Ren is one of those friends from back home. He and Maurice are comfortable with each other's quirks, and Ren doesn't try to contextualize or challenge Maurice's discomfort with gifts. They clash over other things, though. They're both maturing rapidly, and growing in different directions, and the power balance between them is getting upended. I never dive into Ren's personal experience with Christmas. His experience with religion is complicated. Right now he's in a period of spiritual transition, but the foundation he has to build his spiritual life on is unstable.
More later, maybe.
no subject
Date: 2025-12-14 03:17 pm (UTC)no subject
Date: 2025-12-14 06:10 pm (UTC)Inventing new holidays and other cultural details puts me off from fantasy worldbuilding nowadays. I've done it all before, but I don't feel like it anymore. Nor keeping track of worlds I've already invented. Borrowing themes from old Pagan and/or existing fantasy cultures like you can do is an appealing alternative, certainly. But I feel like other people can do it better than I. I dunno. It's worth considering!
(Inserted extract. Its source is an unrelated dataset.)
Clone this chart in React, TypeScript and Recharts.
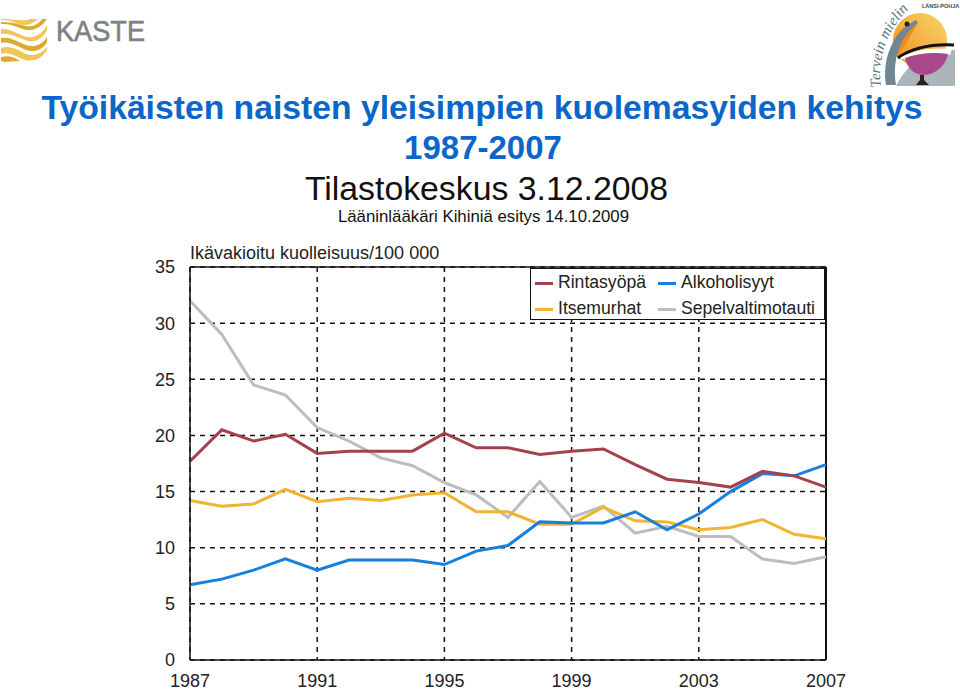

I wouldn't use Asian holidays as a guide to fantasy worldbuilding. I might use them later in Alien Romance. It seems like Maurice's mother would do a little something to mark Tet and Mid-Autumn Festival, among others. So he'd know a little bit about them. Tet is a gift-giving holiday, but it has specific guidelines that make it quite different from Christmas (and even different from the Chinese practices at Lunar New Year).